Musing in a 2005 collection A Man Without a Country, Vonnegut famously wrote, "I am going to sue the Brown & Williamson Tobacco Company, manufacturers of Pall Mall cigarettes, for a billion bucks! . . . [F]or many years now, right on the package, Brown and Williamson have promised to kill me. But I am now 82. Thanks a lot, you dirty rats. The last thing I ever wanted was to be alive when the three most powerful people on the whole planet would be named Bush, Dick and Colon." Indeed, in the 2000s, in essays for the magazine In These Times and interviews, Vonnegut became an irascible and untempered critic of the Bush administration's austerity at home and adventurism abroad. In 2003, he told his editor in an In These Times interview, that the U.S. "might as well have been invaded by Martians and body snatchers. Sometimes I wish it had been.
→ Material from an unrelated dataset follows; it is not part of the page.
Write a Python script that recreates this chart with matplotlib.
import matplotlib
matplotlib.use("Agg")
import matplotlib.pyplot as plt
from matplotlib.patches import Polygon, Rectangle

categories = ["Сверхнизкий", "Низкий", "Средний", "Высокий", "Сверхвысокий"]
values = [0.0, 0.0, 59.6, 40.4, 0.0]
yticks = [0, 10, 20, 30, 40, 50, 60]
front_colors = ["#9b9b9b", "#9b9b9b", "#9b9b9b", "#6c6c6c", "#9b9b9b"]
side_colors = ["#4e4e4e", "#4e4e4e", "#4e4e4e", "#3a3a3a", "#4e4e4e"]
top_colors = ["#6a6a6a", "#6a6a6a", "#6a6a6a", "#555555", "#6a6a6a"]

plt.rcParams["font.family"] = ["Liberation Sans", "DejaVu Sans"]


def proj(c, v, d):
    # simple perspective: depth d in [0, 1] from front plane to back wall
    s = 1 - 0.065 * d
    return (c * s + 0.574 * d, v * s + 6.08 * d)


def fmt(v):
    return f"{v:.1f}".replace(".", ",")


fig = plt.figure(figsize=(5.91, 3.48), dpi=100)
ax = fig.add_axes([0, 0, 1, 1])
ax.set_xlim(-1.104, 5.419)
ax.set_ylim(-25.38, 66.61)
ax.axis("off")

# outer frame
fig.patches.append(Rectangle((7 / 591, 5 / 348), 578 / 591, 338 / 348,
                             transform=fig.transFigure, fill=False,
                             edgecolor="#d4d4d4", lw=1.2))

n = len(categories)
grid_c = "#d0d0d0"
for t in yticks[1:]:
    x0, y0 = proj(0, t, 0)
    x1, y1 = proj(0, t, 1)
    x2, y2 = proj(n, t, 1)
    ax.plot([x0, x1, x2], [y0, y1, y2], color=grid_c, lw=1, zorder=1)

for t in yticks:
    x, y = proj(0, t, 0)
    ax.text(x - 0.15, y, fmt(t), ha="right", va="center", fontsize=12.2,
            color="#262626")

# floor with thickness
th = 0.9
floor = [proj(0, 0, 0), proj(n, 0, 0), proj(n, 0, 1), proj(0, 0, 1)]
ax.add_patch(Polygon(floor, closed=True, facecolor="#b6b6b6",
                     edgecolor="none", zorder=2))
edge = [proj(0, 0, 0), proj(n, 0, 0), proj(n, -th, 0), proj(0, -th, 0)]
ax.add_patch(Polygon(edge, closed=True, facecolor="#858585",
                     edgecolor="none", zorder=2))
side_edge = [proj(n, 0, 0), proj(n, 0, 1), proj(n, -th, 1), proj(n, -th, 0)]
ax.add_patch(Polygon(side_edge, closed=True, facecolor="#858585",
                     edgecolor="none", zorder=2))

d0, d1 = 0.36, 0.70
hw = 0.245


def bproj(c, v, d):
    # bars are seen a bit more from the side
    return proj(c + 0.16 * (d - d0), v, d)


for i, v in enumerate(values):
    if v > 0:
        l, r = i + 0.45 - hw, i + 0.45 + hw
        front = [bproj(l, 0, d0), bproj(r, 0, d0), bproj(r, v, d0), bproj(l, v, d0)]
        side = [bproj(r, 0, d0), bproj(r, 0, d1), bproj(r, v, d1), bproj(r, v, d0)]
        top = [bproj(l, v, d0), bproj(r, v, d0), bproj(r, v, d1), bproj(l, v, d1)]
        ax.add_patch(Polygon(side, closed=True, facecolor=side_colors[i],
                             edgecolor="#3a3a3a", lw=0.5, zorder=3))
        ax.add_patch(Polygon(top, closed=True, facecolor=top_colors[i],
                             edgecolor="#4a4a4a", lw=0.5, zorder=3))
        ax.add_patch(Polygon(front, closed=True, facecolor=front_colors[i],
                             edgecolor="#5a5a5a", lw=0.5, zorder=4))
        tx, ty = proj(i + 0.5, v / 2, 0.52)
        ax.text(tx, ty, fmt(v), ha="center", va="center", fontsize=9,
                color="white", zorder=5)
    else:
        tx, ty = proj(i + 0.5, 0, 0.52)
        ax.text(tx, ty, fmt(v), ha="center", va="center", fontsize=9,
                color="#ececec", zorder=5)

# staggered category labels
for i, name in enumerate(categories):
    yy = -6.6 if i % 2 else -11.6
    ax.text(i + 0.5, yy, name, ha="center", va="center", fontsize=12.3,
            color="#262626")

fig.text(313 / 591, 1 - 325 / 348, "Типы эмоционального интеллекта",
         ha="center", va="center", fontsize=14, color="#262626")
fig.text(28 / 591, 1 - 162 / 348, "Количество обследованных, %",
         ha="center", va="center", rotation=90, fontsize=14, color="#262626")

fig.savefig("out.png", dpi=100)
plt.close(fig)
What has happened, though, is that it has been taken over by means of the sleaziest, low-comedy, Keystone Cops-style coup d'etat imaginable. And those now in charge of the federal government are upper-crust C-students who know no history or geography, plus not-so-closeted white supremacists, a.k.a. 'Christians' . . ." In 2007, Vonnegut took a supporting role in the indie film "Never Down," but in the spring of that year, he fell in his home, suffering head trauma. Hospitalized for several weeks, he never recovered and died on Apr. 11, 2007, in Manhattan. A posthumous collection of never-published short stories and personal correspondence, Armageddon in Retrospect, was published in 2008. In 2009, A Man Without a Country lent its title to a documentary on the author.